Study participants completed two 28-day feeding periods in random order one featuring high-glycemic-load carbohydrates, which typically are low-fiber, highly processed carbs such as white sugar, fruit in canned syrup and white flour; and the other featuring low-glycemic-load carbohydrates, which are typically higher in fiber, such as whole-grain breads and cereals. The diets were identical in carbohydrate content, calories and macronutrients.
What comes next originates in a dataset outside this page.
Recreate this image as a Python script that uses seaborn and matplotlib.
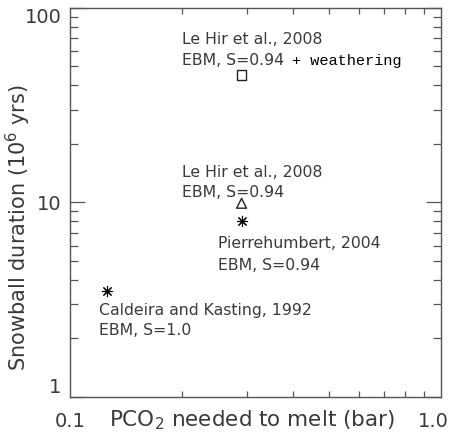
import matplotlib
matplotlib.use("Agg")
import matplotlib.pyplot as plt
import matplotlib.transforms as mtransforms
import seaborn as sns
import pandas as pd
from matplotlib.ticker import LogLocator, NullFormatter, FixedLocator

# %% Data
studies = ["Le Hir 2008 weathering", "Le Hir 2008", "Pierrehumbert 2004", "Caldeira 1992"]
pco2 = [0.29, 0.29, 0.29, 0.126]
duration = [45, 9.9, 8.0, 3.5]
kind = ["square", "triangle", "asterisk", "asterisk"]

labels_top = ["Le Hir et al., 2008", "Le Hir et al., 2008", "Pierrehumbert, 2004", "Caldeira and Kasting, 1992"]
labels_bottom = ["EBM, S=0.94", "EBM, S=0.94", "EBM, S=0.94", "EBM, S=1.0"]
label_x = [0.2, 0.2, 0.25, 0.12]
label_y = [(68.5, 53.4), (14.25, 11.2), (6.15, 4.74), (2.77, 2.21)]

df = pd.DataFrame({"study": studies, "pco2": pco2, "duration": duration, "kind": kind})

# %% Plot
sns.set_style("ticks")
plt.rcParams["font.family"] = ["DejaVu Sans"]
txt = "#3a3a3a"
axc = "#555555"

fig = plt.figure(figsize=(4.6, 4.33), dpi=100)
ax = fig.add_axes([0.152, 0.083, 0.807, 0.899])

marker_map = {"square": "s", "triangle": "^", "asterisk": (8, 2, 0)}
for k, sub in df.groupby("kind"):
    if k == "asterisk":
        sns.scatterplot(data=sub, x="pco2", y="duration", marker=marker_map[k], s=55,
                        color="black", linewidth=0.8, ax=ax, legend=False)
    else:
        sns.scatterplot(data=sub, x="pco2", y="duration", marker=marker_map[k], s=50,
                        facecolor="none", edgecolor="#222222", linewidth=1.0, ax=ax, legend=False)

ax.set_xscale("log")
ax.set_yscale("log")
ax.set_xlim(0.1, 1.0)
ax.set_ylim(1, 100)

for tx, (y1, y2), t1, t2 in zip(label_x, label_y, labels_top, labels_bottom):
    ax.text(tx, y1, t1, fontsize=11.3, color=txt, va="center", ha="left")
    ax.text(tx, y2, t2, fontsize=11.3, color=txt, va="center", ha="left")
ax.text(0.397, 53.4, "+ weathering", fontsize=11, color="black", va="center", ha="left",
        family="Liberation Mono")

# ticks
ax.xaxis.set_major_locator(FixedLocator([0.1, 1.0]))
ax.set_xticklabels(["0.1", "1.0"])
ax.xaxis.set_minor_locator(FixedLocator([0.2, 0.3, 0.4, 0.5, 0.6, 0.7, 0.8, 0.9]))
ax.xaxis.set_minor_formatter(NullFormatter())
ax.yaxis.set_major_locator(FixedLocator([1, 10, 100]))
ax.set_yticklabels(["1", "10", "100"])
ax.yaxis.set_minor_locator(LogLocator(base=10, subs=range(2, 10)))
ax.yaxis.set_minor_formatter(NullFormatter())

ax.tick_params(axis="both", which="both", direction="in", top=True, right=True,
               color=axc, labelcolor=txt, labelsize=14)
ax.tick_params(axis="y", which="major", length=11, width=0.9, pad=6)
ax.tick_params(axis="y", which="minor", length=6, width=0.9)
ax.tick_params(axis="x", which="major", length=0, pad=11)
ax.tick_params(axis="x", which="minor", length=4, width=0.9)
for s in ax.spines.values():
    s.set_color(axc)
    s.set_linewidth(1.0)

# nudge edge tick labels inside like the reference
ylbls = ax.get_yticklabels()
ylbls[0].set_va("bottom")
ylbls[2].set_va("top")
xlbls = ax.get_xticklabels()
xlbls[1].set_transform(xlbls[1].get_transform() +
                       mtransforms.ScaledTranslation(-0.08, 0, fig.dpi_scale_trans))

ax.set_xlabel("")
ax.set_ylabel("Snowball duration (10$^6$ yrs)", fontsize=15, color=txt)
ax.yaxis.set_label_coords(-0.10, 0.435)
ax.text(0.49, -0.059, "PCO$_2$ needed to melt (bar)", transform=ax.transAxes,
        fontsize=15.5, color=txt, ha="center", va="center")

fig.savefig("out.png", dpi=100)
All food was provided by the Hutchinson Center's Human Nutrition Laboratory, and study participants maintained weight and physical activity throughout.
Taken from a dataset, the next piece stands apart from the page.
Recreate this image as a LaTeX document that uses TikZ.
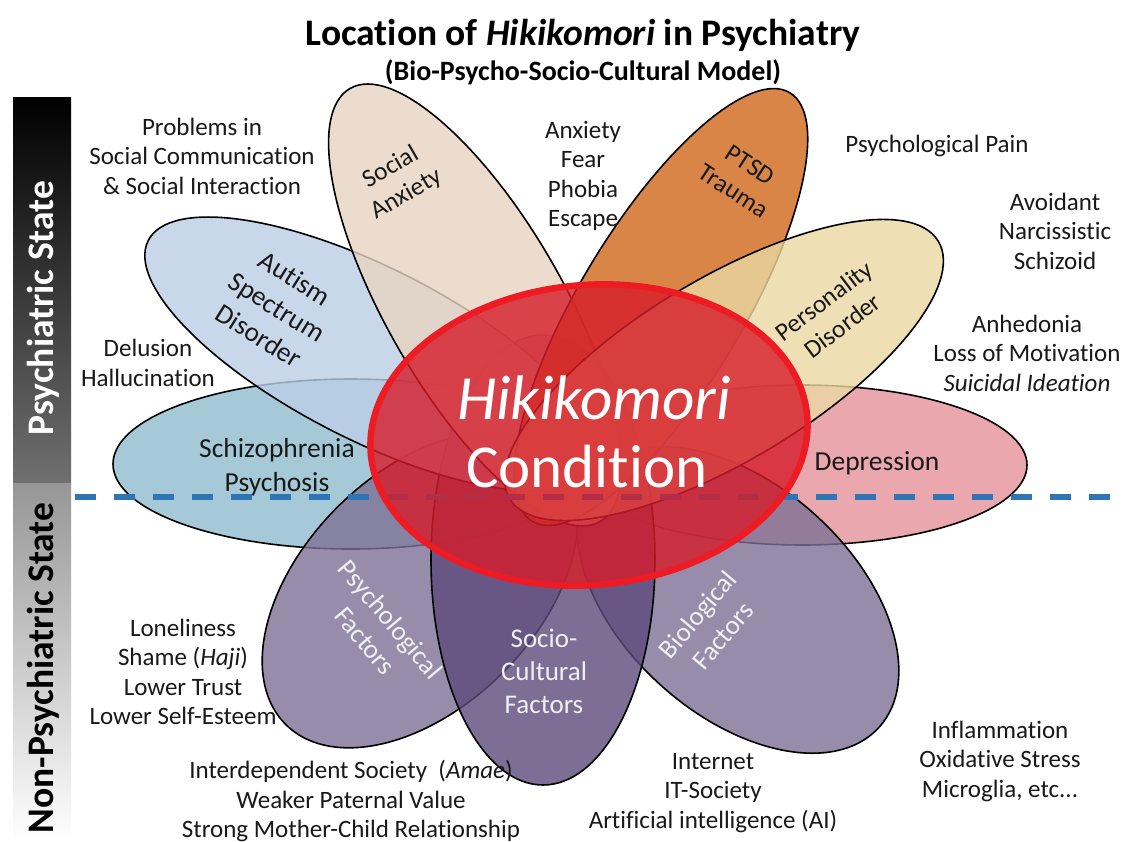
\documentclass[tikz,border=0pt]{standalone}
\usepackage{fontspec}
\setmainfont{Carlito}[Ligatures={TeX,CommonOff}]
\definecolor{cSoc}{RGB}{232,212,193}
\definecolor{cAut}{RGB}{188,206,231}
\definecolor{cSch}{RGB}{143,188,205}
\definecolor{cPts}{RGB}{208,103,25}
\definecolor{cPer}{RGB}{235,216,163}
\definecolor{cDep}{RGB}{230,145,154}
\definecolor{cPsy}{RGB}{126,113,149}
\definecolor{cScf}{RGB}{93,74,124}
\definecolor{cBio}{RGB}{126,113,149}
\definecolor{cRedFill}{RGB}{214,28,42}
\definecolor{cRedLine}{RGB}{237,28,36}
\definecolor{cDash}{RGB}{46,117,182}
\definecolor{cBarTop}{RGB}{0,0,0}
\definecolor{cBarMid}{RGB}{112,112,112}
\definecolor{cBarLow}{RGB}{150,150,150}
\definecolor{cTxt}{RGB}{25,25,25}
\begin{document}
\begin{tikzpicture}[x=1pt,y=-1pt,
  petal/.style={draw=black, line width=1.6pt, fill opacity=0.8},
  outer/.style={font=\fontsize{25}{29.5}\selectfont, align=center, text=cTxt, inner sep=0pt},
  inlbl/.style={font=\fontsize{27.5}{34}\selectfont, align=center, text=cTxt, inner sep=0pt},
  smlbl/.style={font=\fontsize{25.5}{31}\selectfont, align=center, text=cTxt, inner sep=0pt},
  wlbl/.style={font=\fontsize{27}{33}\selectfont, align=center, text=white!94!black, inner sep=0pt},
  side/.style={font=\bfseries\fontsize{37.5}{40}\selectfont, rotate=90, inner sep=0pt}]
\useasboundingbox (0,0) rectangle (1124,841);
\fill[white] (0,0) rectangle (1124,841);
% side bars
\shade[top color=cBarTop, bottom color=cBarMid] (13,97) rectangle (71,483);
\shade[top color=cBarLow, bottom color=white] (13,483) rectangle (71,841);
% petals
\draw[petal, fill=cSch] (351,464) ellipse [x radius=238, y radius=85];
\draw[petal, fill=cDep] (802,465) ellipse [x radius=225, y radius=80];
\draw[petal, fill=cPsy, rotate around={45:(420,590)}] (420,590) ellipse [x radius=190, y radius=117];
\draw[petal, fill=cBio, rotate around={-42:(738,600)}] (738,600) ellipse [x radius=190, y radius=115];
\draw[petal, fill=cScf] (543,560) ellipse [x radius=112, y radius=225];
\draw[petal, fill=cAut, rotate around={-27:(371,354)}] (371,354) ellipse [x radius=250, y radius=86];
\draw[petal, fill=cSoc, rotate around={120:(475,305)}] (475,305) ellipse [x radius=250, y radius=88];
\draw[petal, fill=cPts, rotate around={59:(661,307)}] (661,307) ellipse [x radius=250, y radius=82];
\draw[petal, fill=cPer, rotate around={31:(724,370)}] (724,370) ellipse [x radius=250, y radius=91];
% dashed separation line
\coordinate (dl) at (75,497);
\coordinate (dr) at (1118,497);
\draw[cDash, line width=5.5pt, dash pattern=on 21pt off 18pt] (dl) -- (dr);
% central ellipse
\draw[draw=cRedLine, line width=6.5pt, fill=cRedFill, fill opacity=0.8, rotate around={5:(589,435)}] (589,435) ellipse [x radius=219, y radius=150];
% titles
\node[font=\bfseries\fontsize{37.5}{42}\selectfont, inner sep=0pt] (title) at (583,35) {Location of \textit{Hikikomori} in Psychiatry};
\node[font=\bfseries\fontsize{28}{32}\selectfont, inner sep=0pt] (subtitle) at (583,72) {(Bio-Psycho-Socio-Cultural Model)};
% side labels
\node[side, text=white] (psy) at (43,308) {Psychiatric State};
\node[side, text=black] (nonpsy) at (43,668) {Non-Psychiatric State};
% central labels
\node[font=\itshape\fontsize{63}{66}\selectfont, text=white, inner sep=0pt] (hiki) at (594,398) {Hikikomori};
\node[font=\fontsize{61}{64}\selectfont, text=white, inner sep=0pt] (cond) at (587,467) {Condition};
% petal labels
\node[smlbl, rotate=30] (socanx) at (399,181) {Social\\Anxiety};
\node[inlbl, rotate=-32] (autism) at (277,307) {Autism\\Spectrum\\Disorder};
\node[inlbl] (schizo) at (277,467) {Schizophrenia\\Psychosis};
\node[smlbl, rotate=-33] (ptsd) at (742,178) {PTSD\\Trauma};
\node[smlbl, rotate=37] (pers) at (833,313) {Personality\\Disorder};
\node[inlbl] (dep) at (877,463) {Depression};
\node[wlbl, rotate=-50] (psyf) at (378,630) {Psychological\\Factors};
\node[wlbl] (socf) at (544,671) {Socio-\\Cultural\\Factors};
\node[wlbl, rotate=50] (biof) at (710,625) {Biological\\Factors};
% outer labels
\node[outer] (o1) at (202,156) {Problems in\\Social Communication\\\& Social Interaction};
\node[outer] (o2) at (583,176) {Anxiety\\Fear\\Phobia\\Escape};
\node[outer] (o3) at (937,146) {Psychological Pain};
\node[outer] (o4) at (1055,231) {Avoidant\\Narcissistic\\Schizoid};
\node[outer] (o5) at (1027,353) {Anhedonia\\Loss of Motivation\\\textit{Suicidal Ideation}};
\node[outer] (o6) at (148,363) {Delusion\\Hallucination};
\node[outer] (o7) at (183,672) {Loneliness\\Shame (\textit{Haji})\\Lower Trust\\Lower Self-Esteem};
\node[outer] (o8) at (351,801) {Interdependent Society~~(\textit{Amae})\\Weaker Paternal Value\\Strong Mother-Child Relationship};
\node[outer] (o9) at (713,793) {Internet\\IT-Society\\Artificial intelligence (AI)};
\node[outer] (o10) at (1000,761) {Inflammation\\Oxidative Stress\\Microglia, etc...};
\end{tikzpicture}
\end{document}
"Because the two diets differed only by glycemic load, we can infer that the changes we observed in important biomarkers were due to diet alone," Neuhouser said.
"The bottom line is that when it comes to reducing markers of chronic-disease risk, not all carbohydrates are created equal. Quality matters," she said. "There are easy dietary changes people can make. Whenever possible, choose carbohydrates that are less likely to cause rapid spikes in blood glucose." These types of low-glycemic-load carbs include whole grains; legumes such as kidney beans, soy beans, pinto beans and lentils; milk; and fruits such as apples, oranges, grapefruit and pears. Neuhouser also recommends avoiding high-glycemic-load carbohydrates that quickly raise blood glucose. These include highly processed foods that are full of white sugar and white flour, and sugar-sweetened beverages and breakfast cereals.